I want to be able to give them sweet things. I want to let them have small tastes of delicious, sugary treats. But I don’t want to create a habit that will kill them. We all know we have to do this with alcohol. When they’re old enough, I’d like my kids to know how to enjoy a glass of wine with a meal, or appreciate a good cocktail. They’re going to have to learn to drink in moderation.
Maybe that’s the best analogy. I want my kids to grow up to be responsible drinkers. It’s clear now that they’re going to have to be responsible about sugar, too. Maybe it should be strictly regulated, like cigarettes. Or maybe not. Until we know for sure how much is too much, we’re going to need a new approach, and since federal regulation is not exactly going to happen tomorrow, the change is going to have to happen at home.
In my house I have bakers sugar, brown sugar, maple syrup sugar, turbinado sugar. I have real maple syrup and molasses. I have corn syrup for marshmallows. Should these go the way of partially hydrogenated oils? Should I dump them all? Probably. But I probably won’t.

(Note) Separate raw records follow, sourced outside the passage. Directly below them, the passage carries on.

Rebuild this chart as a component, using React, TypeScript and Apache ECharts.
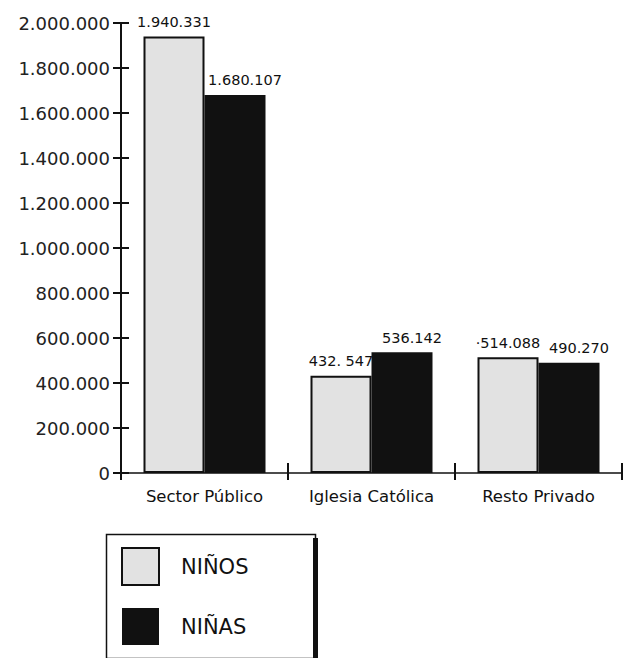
import React, { useEffect, useRef } from "react";
import * as echarts from "echarts";

const categories = ["Sector Público", "Iglesia Católica", "Resto Privado"];
const ninos = [1940331, 432547, 514088];
const ninas = [1680107, 536142, 490270];
const ninosLabels = ["1.940.331", "432. 547", "·514.088"];
const ninasLabels = ["1.680.107", "536.142", "490.270"];
const yTicks = [0, 200000, 400000, 600000, 800000, 1000000, 1200000, 1400000, 1600000, 1800000, 2000000];

const FONT = "'DejaVu Sans', Verdana, sans-serif";

function fmt(v: number): string {
  return String(v).replace(/\B(?=(\d{3})+(?!\d))/g, ".");
}

export default function App() {
  const ref = useRef<HTMLDivElement>(null);
  useEffect(() => {
    document.body.style.margin = "0";
    if (!ref.current) return;
    const chart = echarts.init(ref.current, null, { renderer: "svg" });
    const yMax = yTicks[yTicks.length - 1];
    const yInt = yTicks[1] - yTicks[0];
    chart.setOption({
      animation: false,
      backgroundColor: "#ffffff",
      grid: { left: 121, right: 10, top: 23, bottom: 185 },
      legend: {
        orient: "vertical",
        left: 121,
        top: 547,
        itemWidth: 37,
        itemHeight: 37,
        itemGap: 22,
        padding: 0,
        textStyle: { fontSize: 21, color: "#111", fontFamily: FONT, padding: [0, 0, 0, 17] },
        data: [
          { name: "NIÑOS", icon: "rect", itemStyle: { color: "#e2e2e2", borderColor: "#111", borderWidth: 2 } },
          { name: "NIÑAS", icon: "rect", itemStyle: { color: "#111" } },
        ],
      },
      graphic: [
        { type: "rect", left: 104, top: 532, shape: { width: 209, height: 124 }, style: { fill: "none", stroke: "#111", lineWidth: 1.5 }, z: 100 },
        { type: "rect", left: 313, top: 538, shape: { width: 5, height: 120 }, style: { fill: "#111" }, z: 100 },
      ],
      xAxis: [
        {
          type: "category",
          data: categories,
          axisLine: { lineStyle: { color: "#111", width: 1.5 } },
          axisTick: { show: true, length: 7, lineStyle: { color: "#111", width: 2 } },
          axisLabel: { color: "#111", fontSize: 16.5, fontFamily: FONT, margin: 15, interval: 0, hideOverlap: false },
        },
        {
          type: "category",
          data: categories,
          position: "bottom",
          axisLine: { show: false },
          axisTick: { show: true, inside: true, length: 10, lineStyle: { color: "#111", width: 2 } },
          axisLabel: { show: false },
        },
      ],
      yAxis: [
        {
          type: "value",
          min: 0,
          max: yMax,
          interval: yInt,
          splitLine: { show: false },
          axisLine: { show: true, lineStyle: { color: "#111", width: 2 } },
          axisTick: { show: true, length: 8, lineStyle: { color: "#111", width: 2 } },
          axisLabel: { color: "#222", fontSize: 18, fontFamily: FONT, margin: 11, formatter: (v: number) => fmt(v) },
        },
        {
          type: "value",
          min: 0,
          max: yMax,
          interval: yInt,
          position: "left",
          splitLine: { show: false },
          axisLine: { show: false },
          axisTick: { show: true, inside: true, length: 8, lineStyle: { color: "#111", width: 2 } },
          axisLabel: { show: false },
        },
      ],
      series: [
        {
          name: "NIÑOS",
          type: "bar",
          data: ninos,
          barWidth: 61,
          barGap: "0%",
          itemStyle: { color: "#e2e2e2", borderColor: "#111", borderWidth: 2 },
          label: {
            show: true,
            position: "top",
            distance: 7,
            fontSize: 14.5,
            color: "#111",
            fontFamily: FONT,
            formatter: (p: any) => ninosLabels[p.dataIndex],
          },
        },
        {
          name: "NIÑAS",
          type: "bar",
          data: ninas,
          barWidth: 61,
          itemStyle: { color: "#111" },
          label: {
            show: true,
            position: "top",
            distance: 7,
            offset: [10, 0],
            fontSize: 14.5,
            color: "#111",
            fontFamily: FONT,
            formatter: (p: any) => ninasLabels[p.dataIndex],
          },
        },
      ],
    });
    return () => chart.dispose();
  }, []);
  return <div ref={ref} style={{ width: 632, height: 658 }} />;
}
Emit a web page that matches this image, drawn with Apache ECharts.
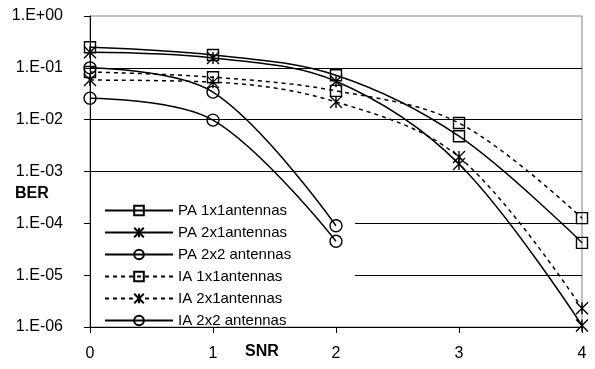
<!DOCTYPE html>
<html>
<head>
<meta charset="utf-8">
<script src="https://cdn.jsdelivr.net/npm/echarts@6/dist/echarts.min.js"></script>
<style>
  html, body { margin: 0; padding: 0; background: #fff; }
  #chart { width: 595px; height: 369px; }
</style>
</head>
<body>
<div id="chart"></div>
<script>
// SNR values on the horizontal axis
const snr = [0, 1, 2, 3, 4];

// Bit error rates per configuration
const pa1x1 = [0.25, 0.177, 0.072, 0.0048, 4.2e-5];
const pa2x1 = [0.2, 0.155, 0.055, 0.0014, 1.07e-6];
const pa2x2 = [0.1, 0.034, 9e-5];
const ia1x1 = [0.083, 0.066, 0.036, 0.0086, 1.26e-4];
const ia2x1 = [0.058, 0.053, 0.022, 0.0019, 2.3e-6];
const ia2x2 = [0.026, 0.0098, 4.5e-5];

const seriesNames = [
  'PA 1x1antennas', 'PA 2x1antennas', 'PA 2x2 antennas',
  'IA 1x1antennas', 'IA 2x1antennas', 'IA 2x2 antennas'
];

const FONT = '"Liberation Sans", Arial, sans-serif';
// asterisk marker: an X crossed by a vertical stroke
const STAR = 'path://M0,0L10,10M10,0L0,10M5,0L5,10';

function pairs(vals) {
  return vals.map((v, i) => [snr[i], v]);
}

function makeSeries(name, vals, symbol, dashed) {
  return {
    name: name,
    type: 'line',
    data: pairs(vals),
    smooth: 0.35,
    symbol: symbol,
    symbolSize: symbol === 'rect' ? 11 : 12,
    showAllSymbol: true,
    lineStyle: { color: '#000', width: 1.5, type: dashed ? [4, 4] : 'solid' },
    itemStyle: { color: 'transparent', borderColor: '#000', borderWidth: 1.4 },
    emphasis: { disabled: true },
    z: 3
  };
}

const chart = echarts.init(document.getElementById('chart'), null, { renderer: 'canvas' });

chart.setOption({
  animation: false,
  backgroundColor: '#fff',
  grid: {
    left: 90, right: 13, top: 16, bottom: 42,
    show: true, borderColor: '#808080', borderWidth: 1, backgroundColor: 'transparent'
  },
  xAxis: {
    type: 'value',
    min: 0, max: 4, interval: 1,
    axisLine: { show: true, onZero: false, lineStyle: { color: '#000', width: 1 } },
    axisTick: { show: true, inside: false, length: 6, lineStyle: { color: '#000' } },
    axisLabel: { color: '#000', fontSize: 16, fontFamily: FONT, margin: 19 },
    splitLine: { show: false }
  },
  yAxis: {
    type: 'log',
    logBase: 10,
    min: 1e-6, max: 1,
    axisLine: { show: true, lineStyle: { color: '#000', width: 1 } },
    axisTick: { show: true, inside: false, length: 6, lineStyle: { color: '#000' } },
    axisLabel: {
      color: '#000', fontSize: 16, fontFamily: FONT, margin: 27,
      formatter: function (v) {
        const e = Math.round(Math.log10(v));
        const s = Math.abs(e) < 10 ? '0' + Math.abs(e) : '' + Math.abs(e);
        return '1.E' + (e < 0 ? '-' : '+') + s;
      }
    },
    splitLine: {
      show: true, showMinLine: false, showMaxLine: false,
      lineStyle: { color: '#000', width: 1 }
    }
  },
  legend: {
    orient: 'vertical',
    left: 99, top: 198,
    itemWidth: 68, itemHeight: 12, itemGap: 7,
    data: seriesNames,
    textStyle: { color: '#000', fontSize: 15, fontFamily: FONT },
    selectedMode: false
  },
  graphic: [
    // White panel behind the legend that hides the lower gridlines
    { type: 'rect', z: 1, silent: true, shape: { x: 91, y: 197, width: 264, height: 129 },
      style: { fill: '#fff' } },
    { type: 'text', left: 15, top: 186, silent: true,
      style: { text: 'BER', fill: '#000', font: 'bold 16px ' + FONT } },
    { type: 'text', left: 245, top: 344, silent: true,
      style: { text: 'SNR', fill: '#000', font: 'bold 16px ' + FONT } }
  ],
  series: [
    makeSeries(seriesNames[0], pa1x1, 'rect', false),
    makeSeries(seriesNames[1], pa2x1, STAR, false),
    makeSeries(seriesNames[2], pa2x2, 'circle', false),
    makeSeries(seriesNames[3], ia1x1, 'rect', true),
    makeSeries(seriesNames[4], ia2x1, STAR, true),
    makeSeries(seriesNames[5], ia2x2, 'circle', false)
  ]
});
</script>
</body>
</html>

Instead, I’m going to start down that hard road of discipline–which after all means to teach. I’m going to start from scratch, teaching my kids what sugar is and what it isn’t. The Prohibition didn’t work the first time around, and I don’t think a ban will work for my kids, either. How does a kid learn to eat sugar? And I mean really learn to eat it, so that when parental controls are removed, they don’t binge.
And now, dammit, every time I think about handing them a cookie, I’m also going to have to ask, the scariest question of all: How much is too much?
How do you feed the hunger without creating an addict?
How do you keep things sweet, and also safe?
Randy
March 1, 2013 @ 1:07 am
The Bittman editorial, like all too many newspaper/magazine reports on research articles, turns highly qualified conclusions (the research article) into extreme and, consequently, inaccurate pronouncements: sugar is the major problem with the American diet. Even if this pronouncement were true, it does not follow from the referenced research article.
Always, if you read a 2nd-hand report about an interesting research article, always go back to the original research article. If you do this, you will not say “In other words: drinking just one soda a day raises your risk of diabetes by 1.1%” because the original article makes pains to explain that its results cannot be applied on an individual basis, but only to general populations.
On a more general note, the popular media loves to demonize individual nutrients (stop eating sugar, and you’ll be healthy), or just the opposite, to deify them (resveratrol will save your life!); but if you’re eating eggs and bacon with a glass of cow’s milk every morning, then cutting out the soda pop isn’t likely to delay your early death by very much. Nutritional research has abundantly shown, and for a long time, that as the amount of plants that you eat (vegetables, leafy-greens, mushrooms, nuts, seeds, beans, fruits–you know–plants) goes up, all disease-realated mortality goes down; as the amount of meat (no difference between red and “white”), dairy (cheese, milk, and eggs are not health foods), and processed foods (yes, this definitely includes sugar!) that you eat goes up, so goes the heart-disease, cancer, and yes, diabetes.
Sugar is not a friend to your health; but it is just one of many disease-promoting elements of our typical diet, and not even the worst.